TASK INPUT »
***

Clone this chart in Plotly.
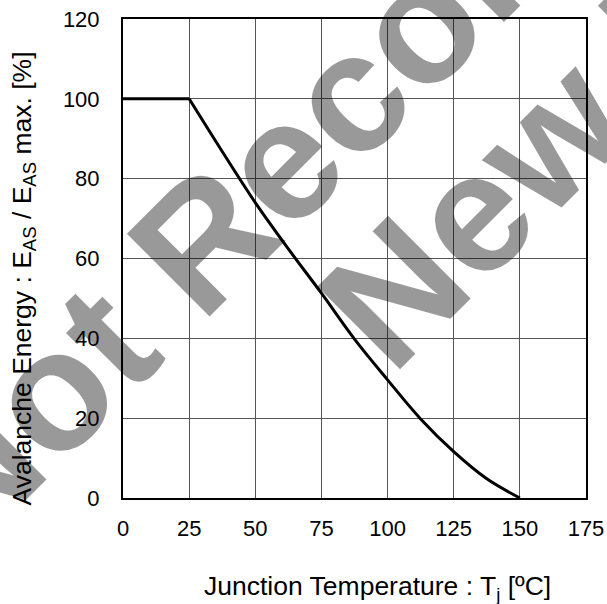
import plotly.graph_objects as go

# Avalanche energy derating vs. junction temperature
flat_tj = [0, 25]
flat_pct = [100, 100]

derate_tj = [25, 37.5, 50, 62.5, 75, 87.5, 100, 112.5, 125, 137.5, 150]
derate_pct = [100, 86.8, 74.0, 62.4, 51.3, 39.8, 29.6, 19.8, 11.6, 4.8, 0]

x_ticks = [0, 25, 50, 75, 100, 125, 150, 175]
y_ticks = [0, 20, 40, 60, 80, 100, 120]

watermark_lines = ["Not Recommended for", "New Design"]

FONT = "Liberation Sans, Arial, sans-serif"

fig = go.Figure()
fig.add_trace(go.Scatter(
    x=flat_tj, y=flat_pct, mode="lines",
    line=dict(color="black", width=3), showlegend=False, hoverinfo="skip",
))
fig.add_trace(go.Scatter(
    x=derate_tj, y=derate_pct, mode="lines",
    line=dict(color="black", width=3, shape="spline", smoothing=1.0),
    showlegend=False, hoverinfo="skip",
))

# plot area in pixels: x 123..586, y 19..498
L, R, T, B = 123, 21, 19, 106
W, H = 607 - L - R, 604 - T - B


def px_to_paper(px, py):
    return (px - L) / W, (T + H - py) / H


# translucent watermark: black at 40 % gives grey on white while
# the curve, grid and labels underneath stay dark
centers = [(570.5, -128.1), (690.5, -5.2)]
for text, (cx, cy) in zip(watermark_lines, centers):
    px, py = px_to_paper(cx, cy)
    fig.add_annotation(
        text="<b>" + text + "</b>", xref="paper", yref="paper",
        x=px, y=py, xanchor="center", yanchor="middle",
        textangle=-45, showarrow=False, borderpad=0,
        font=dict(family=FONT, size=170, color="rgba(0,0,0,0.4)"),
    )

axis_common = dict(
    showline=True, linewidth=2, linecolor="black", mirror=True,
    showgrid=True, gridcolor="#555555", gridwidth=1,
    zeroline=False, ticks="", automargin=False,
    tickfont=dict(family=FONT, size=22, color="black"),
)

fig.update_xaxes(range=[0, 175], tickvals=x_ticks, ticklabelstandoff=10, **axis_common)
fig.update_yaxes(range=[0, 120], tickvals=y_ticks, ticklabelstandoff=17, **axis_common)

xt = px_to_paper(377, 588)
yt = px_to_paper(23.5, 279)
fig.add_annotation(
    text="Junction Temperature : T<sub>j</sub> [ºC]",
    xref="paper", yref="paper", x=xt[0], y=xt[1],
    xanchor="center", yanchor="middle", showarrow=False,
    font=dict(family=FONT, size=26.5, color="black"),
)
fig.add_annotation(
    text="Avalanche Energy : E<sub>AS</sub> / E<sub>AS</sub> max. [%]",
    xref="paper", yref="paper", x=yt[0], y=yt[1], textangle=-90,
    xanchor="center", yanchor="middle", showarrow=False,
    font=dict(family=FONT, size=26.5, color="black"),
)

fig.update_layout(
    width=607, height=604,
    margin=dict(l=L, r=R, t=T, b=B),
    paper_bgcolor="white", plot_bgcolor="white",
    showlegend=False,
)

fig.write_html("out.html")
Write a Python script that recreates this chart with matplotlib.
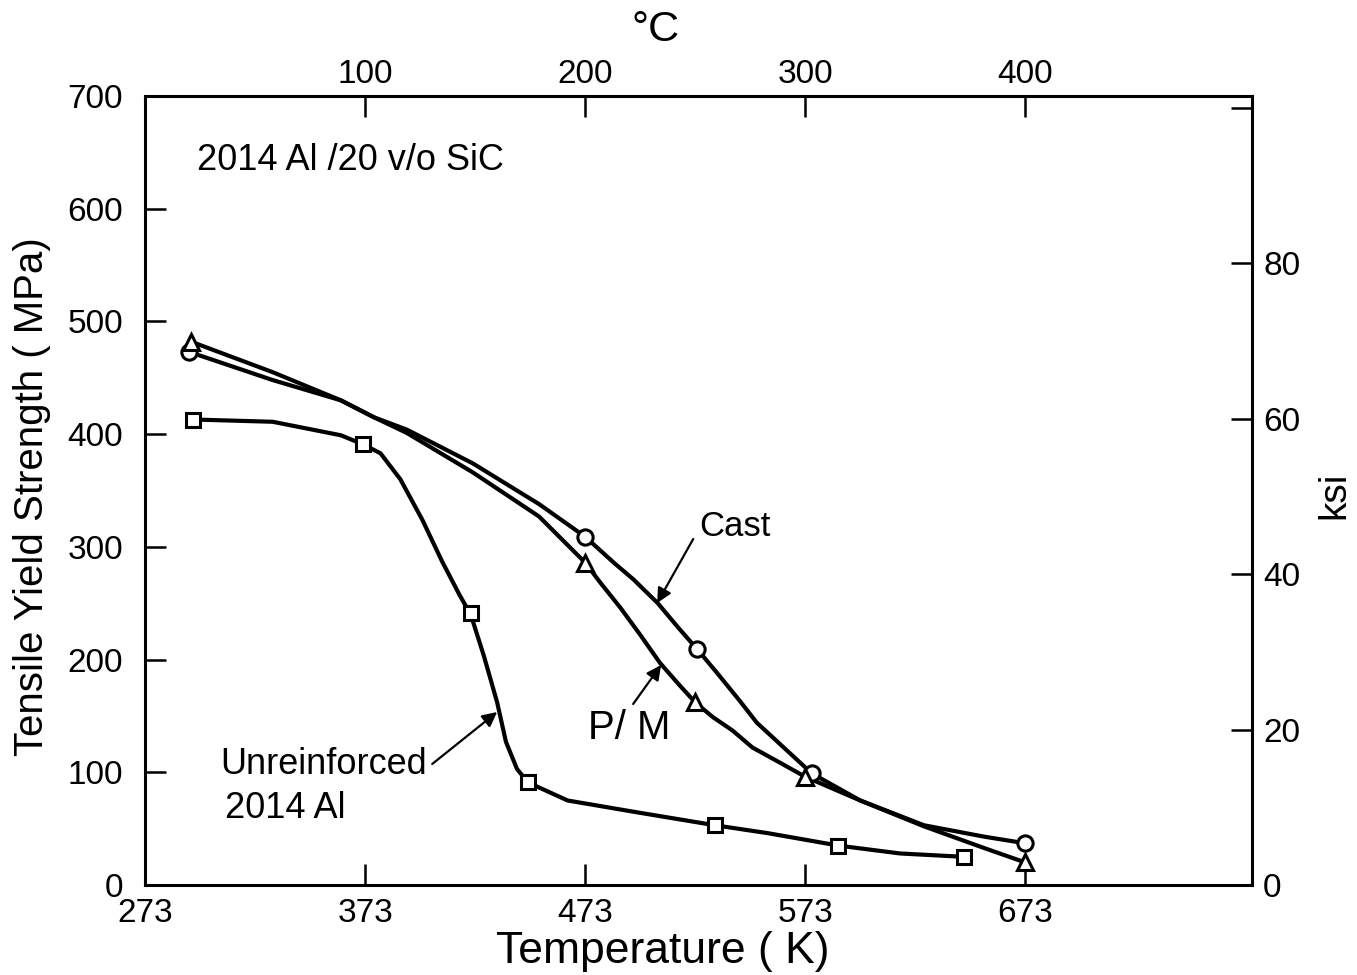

***

GOAL OF THE EXERCISE »
Repeat every record above exactly, but leave out any pictures.

OUTPUT OF THE EXERCISE »
Clone this chart in Plotly.
import plotly.graph_objects as go

# Avalanche energy derating vs. junction temperature
flat_tj = [0, 25]
flat_pct = [100, 100]

derate_tj = [25, 37.5, 50, 62.5, 75, 87.5, 100, 112.5, 125, 137.5, 150]
derate_pct = [100, 86.8, 74.0, 62.4, 51.3, 39.8, 29.6, 19.8, 11.6, 4.8, 0]

x_ticks = [0, 25, 50, 75, 100, 125, 150, 175]
y_ticks = [0, 20, 40, 60, 80, 100, 120]

watermark_lines = ["Not Recommended for", "New Design"]

FONT = "Liberation Sans, Arial, sans-serif"

fig = go.Figure()
fig.add_trace(go.Scatter(
    x=flat_tj, y=flat_pct, mode="lines",
    line=dict(color="black", width=3), showlegend=False, hoverinfo="skip",
))
fig.add_trace(go.Scatter(
    x=derate_tj, y=derate_pct, mode="lines",
    line=dict(color="black", width=3, shape="spline", smoothing=1.0),
    showlegend=False, hoverinfo="skip",
))

# plot area in pixels: x 123..586, y 19..498
L, R, T, B = 123, 21, 19, 106
W, H = 607 - L - R, 604 - T - B


def px_to_paper(px, py):
    return (px - L) / W, (T + H - py) / H


# translucent watermark: black at 40 % gives grey on white while
# the curve, grid and labels underneath stay dark
centers = [(570.5, -128.1), (690.5, -5.2)]
for text, (cx, cy) in zip(watermark_lines, centers):
    px, py = px_to_paper(cx, cy)
    fig.add_annotation(
        text="<b>" + text + "</b>", xref="paper", yref="paper",
        x=px, y=py, xanchor="center", yanchor="middle",
        textangle=-45, showarrow=False, borderpad=0,
        font=dict(family=FONT, size=170, color="rgba(0,0,0,0.4)"),
    )

axis_common = dict(
    showline=True, linewidth=2, linecolor="black", mirror=True,
    showgrid=True, gridcolor="#555555", gridwidth=1,
    zeroline=False, ticks="", automargin=False,
    tickfont=dict(family=FONT, size=22, color="black"),
)

fig.update_xaxes(range=[0, 175], tickvals=x_ticks, ticklabelstandoff=10, **axis_common)
fig.update_yaxes(range=[0, 120], tickvals=y_ticks, ticklabelstandoff=17, **axis_common)

xt = px_to_paper(377, 588)
yt = px_to_paper(23.5, 279)
fig.add_annotation(
    text="Junction Temperature : T<sub>j</sub> [ºC]",
    xref="paper", yref="paper", x=xt[0], y=xt[1],
    xanchor="center", yanchor="middle", showarrow=False,
    font=dict(family=FONT, size=26.5, color="black"),
)
fig.add_annotation(
    text="Avalanche Energy : E<sub>AS</sub> / E<sub>AS</sub> max. [%]",
    xref="paper", yref="paper", x=yt[0], y=yt[1], textangle=-90,
    xanchor="center", yanchor="middle", showarrow=False,
    font=dict(family=FONT, size=26.5, color="black"),
)

fig.update_layout(
    width=607, height=604,
    margin=dict(l=L, r=R, t=T, b=B),
    paper_bgcolor="white", plot_bgcolor="white",
    showlegend=False,
)

fig.write_html("out.html")
Write a Python script that recreates this chart with matplotlib.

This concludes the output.